== EXERCISE TASK ==
The answer is a single number: how many lines hold the string "chart".

== GIVEN DATA ==
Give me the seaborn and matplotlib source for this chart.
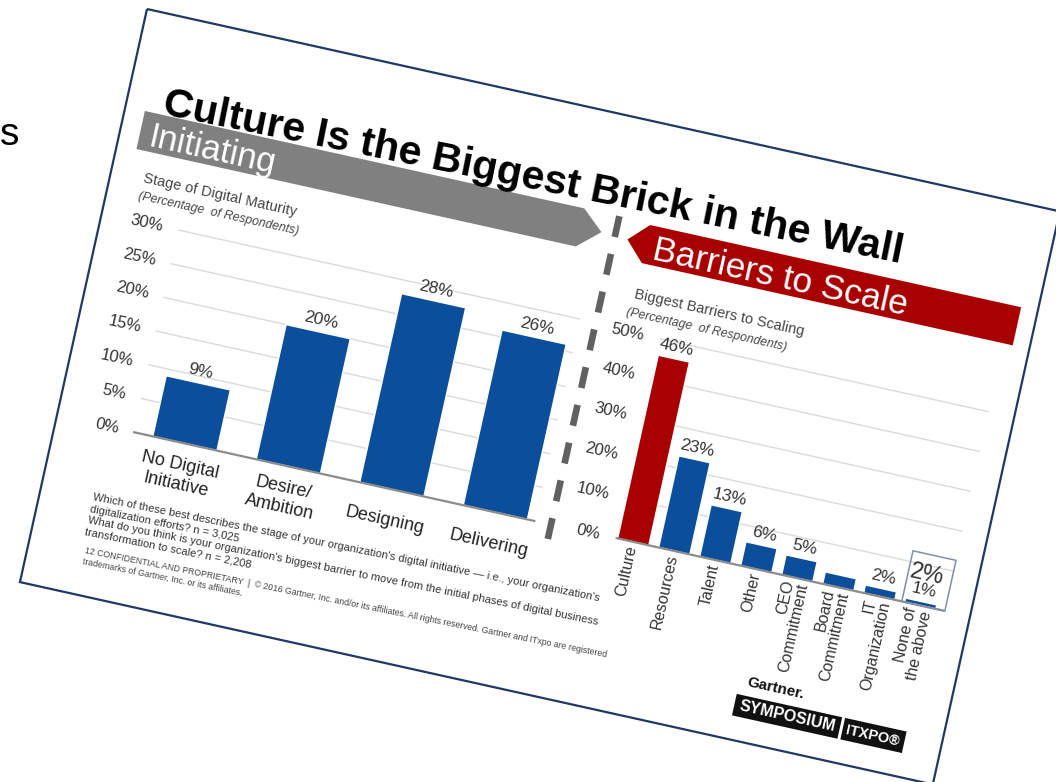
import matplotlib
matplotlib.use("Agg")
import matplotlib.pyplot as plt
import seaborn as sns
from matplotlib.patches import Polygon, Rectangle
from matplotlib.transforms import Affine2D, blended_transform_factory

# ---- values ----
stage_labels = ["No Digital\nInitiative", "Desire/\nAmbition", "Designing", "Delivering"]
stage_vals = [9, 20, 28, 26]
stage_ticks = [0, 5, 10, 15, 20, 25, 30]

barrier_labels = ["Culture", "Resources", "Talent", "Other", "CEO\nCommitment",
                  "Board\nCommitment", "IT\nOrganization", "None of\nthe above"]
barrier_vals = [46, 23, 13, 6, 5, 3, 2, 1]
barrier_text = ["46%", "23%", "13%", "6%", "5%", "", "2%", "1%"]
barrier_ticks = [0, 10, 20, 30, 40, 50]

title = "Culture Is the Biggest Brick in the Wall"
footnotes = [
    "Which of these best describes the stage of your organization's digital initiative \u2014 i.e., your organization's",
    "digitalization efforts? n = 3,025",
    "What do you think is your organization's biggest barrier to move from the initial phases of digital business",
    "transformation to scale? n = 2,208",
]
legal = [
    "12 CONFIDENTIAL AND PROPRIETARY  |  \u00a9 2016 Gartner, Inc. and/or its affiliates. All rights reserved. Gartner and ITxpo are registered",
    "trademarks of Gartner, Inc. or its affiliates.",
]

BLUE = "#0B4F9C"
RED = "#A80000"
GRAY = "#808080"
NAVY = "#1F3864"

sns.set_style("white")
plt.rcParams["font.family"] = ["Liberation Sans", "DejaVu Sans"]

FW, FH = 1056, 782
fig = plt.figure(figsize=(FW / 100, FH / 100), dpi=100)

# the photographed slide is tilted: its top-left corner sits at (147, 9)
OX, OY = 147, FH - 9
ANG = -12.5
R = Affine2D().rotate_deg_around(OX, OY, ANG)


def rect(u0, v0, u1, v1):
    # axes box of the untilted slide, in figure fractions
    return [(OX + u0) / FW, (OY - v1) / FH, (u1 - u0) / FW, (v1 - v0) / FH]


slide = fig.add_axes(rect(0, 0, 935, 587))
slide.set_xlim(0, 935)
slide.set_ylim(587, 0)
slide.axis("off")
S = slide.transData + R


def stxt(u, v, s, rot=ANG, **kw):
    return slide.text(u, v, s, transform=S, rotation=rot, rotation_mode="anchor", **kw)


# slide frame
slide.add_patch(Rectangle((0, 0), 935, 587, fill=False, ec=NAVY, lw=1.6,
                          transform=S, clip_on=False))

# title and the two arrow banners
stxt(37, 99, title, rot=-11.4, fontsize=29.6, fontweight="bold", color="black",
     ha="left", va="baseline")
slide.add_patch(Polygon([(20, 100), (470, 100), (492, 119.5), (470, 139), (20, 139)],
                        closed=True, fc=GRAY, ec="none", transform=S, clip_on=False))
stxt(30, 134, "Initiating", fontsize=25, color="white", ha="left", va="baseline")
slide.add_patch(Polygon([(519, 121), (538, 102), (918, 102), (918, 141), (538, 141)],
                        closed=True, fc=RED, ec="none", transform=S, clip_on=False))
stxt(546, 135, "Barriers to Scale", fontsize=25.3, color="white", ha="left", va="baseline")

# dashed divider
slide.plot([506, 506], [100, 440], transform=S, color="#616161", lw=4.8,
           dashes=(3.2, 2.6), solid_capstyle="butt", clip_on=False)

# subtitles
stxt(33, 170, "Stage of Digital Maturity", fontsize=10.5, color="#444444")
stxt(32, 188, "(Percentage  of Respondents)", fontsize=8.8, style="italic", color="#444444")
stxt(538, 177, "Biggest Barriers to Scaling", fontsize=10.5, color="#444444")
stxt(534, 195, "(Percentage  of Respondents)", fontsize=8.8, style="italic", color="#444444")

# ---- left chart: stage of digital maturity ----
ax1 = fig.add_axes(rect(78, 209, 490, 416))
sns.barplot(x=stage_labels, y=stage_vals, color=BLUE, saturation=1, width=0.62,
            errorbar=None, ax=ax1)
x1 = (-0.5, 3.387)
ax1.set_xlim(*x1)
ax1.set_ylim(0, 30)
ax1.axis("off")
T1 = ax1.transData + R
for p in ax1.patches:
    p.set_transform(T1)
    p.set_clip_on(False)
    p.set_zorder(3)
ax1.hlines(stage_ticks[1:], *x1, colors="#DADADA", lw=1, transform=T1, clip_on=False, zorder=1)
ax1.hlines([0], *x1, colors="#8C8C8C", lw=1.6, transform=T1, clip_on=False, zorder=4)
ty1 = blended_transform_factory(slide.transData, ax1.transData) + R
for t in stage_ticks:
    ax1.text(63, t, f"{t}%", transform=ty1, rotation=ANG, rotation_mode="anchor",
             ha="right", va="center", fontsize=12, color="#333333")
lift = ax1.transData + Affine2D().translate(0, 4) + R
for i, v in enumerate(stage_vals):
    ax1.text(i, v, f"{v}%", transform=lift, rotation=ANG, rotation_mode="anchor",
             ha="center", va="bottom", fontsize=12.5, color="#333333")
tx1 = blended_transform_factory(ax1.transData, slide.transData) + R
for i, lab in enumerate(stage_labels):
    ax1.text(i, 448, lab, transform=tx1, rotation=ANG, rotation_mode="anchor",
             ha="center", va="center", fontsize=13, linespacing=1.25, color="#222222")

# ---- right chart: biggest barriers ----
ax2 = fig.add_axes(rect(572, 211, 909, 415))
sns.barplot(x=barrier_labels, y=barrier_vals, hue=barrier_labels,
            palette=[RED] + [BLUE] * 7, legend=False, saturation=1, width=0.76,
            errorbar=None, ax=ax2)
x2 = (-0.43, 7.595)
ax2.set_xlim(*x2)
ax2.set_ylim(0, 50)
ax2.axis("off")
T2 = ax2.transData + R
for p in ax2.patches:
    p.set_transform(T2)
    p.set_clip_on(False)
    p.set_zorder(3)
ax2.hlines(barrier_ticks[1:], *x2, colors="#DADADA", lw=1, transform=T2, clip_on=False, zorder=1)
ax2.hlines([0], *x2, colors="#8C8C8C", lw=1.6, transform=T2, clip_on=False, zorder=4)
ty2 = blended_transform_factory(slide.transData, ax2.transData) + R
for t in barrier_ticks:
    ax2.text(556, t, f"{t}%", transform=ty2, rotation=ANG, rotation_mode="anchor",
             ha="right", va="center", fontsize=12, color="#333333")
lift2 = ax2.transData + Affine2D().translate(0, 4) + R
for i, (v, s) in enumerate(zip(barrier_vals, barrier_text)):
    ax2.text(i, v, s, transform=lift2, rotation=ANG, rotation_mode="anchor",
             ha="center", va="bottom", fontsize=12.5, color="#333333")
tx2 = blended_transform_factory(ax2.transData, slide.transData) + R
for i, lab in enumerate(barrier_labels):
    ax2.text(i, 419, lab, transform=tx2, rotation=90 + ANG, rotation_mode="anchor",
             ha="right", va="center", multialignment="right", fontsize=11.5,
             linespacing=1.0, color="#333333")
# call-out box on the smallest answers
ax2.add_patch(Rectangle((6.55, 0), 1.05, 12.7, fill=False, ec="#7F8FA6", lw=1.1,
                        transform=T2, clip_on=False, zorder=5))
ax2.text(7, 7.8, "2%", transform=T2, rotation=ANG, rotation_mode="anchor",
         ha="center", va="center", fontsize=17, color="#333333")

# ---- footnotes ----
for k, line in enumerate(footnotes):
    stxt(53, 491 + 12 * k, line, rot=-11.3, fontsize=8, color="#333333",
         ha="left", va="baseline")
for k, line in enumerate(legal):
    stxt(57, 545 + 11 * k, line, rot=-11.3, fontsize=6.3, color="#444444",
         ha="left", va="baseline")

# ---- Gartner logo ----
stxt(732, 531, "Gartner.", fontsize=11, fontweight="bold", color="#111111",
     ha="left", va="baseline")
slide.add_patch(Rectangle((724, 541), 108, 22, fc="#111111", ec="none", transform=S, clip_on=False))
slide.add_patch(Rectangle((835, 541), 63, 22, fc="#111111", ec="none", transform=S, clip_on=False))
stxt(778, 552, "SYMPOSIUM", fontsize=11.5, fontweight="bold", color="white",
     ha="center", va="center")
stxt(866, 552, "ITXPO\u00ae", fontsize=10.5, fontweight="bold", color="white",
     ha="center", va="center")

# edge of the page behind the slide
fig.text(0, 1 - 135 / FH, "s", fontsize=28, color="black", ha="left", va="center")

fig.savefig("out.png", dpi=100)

== OUTPUT BELOW ==
3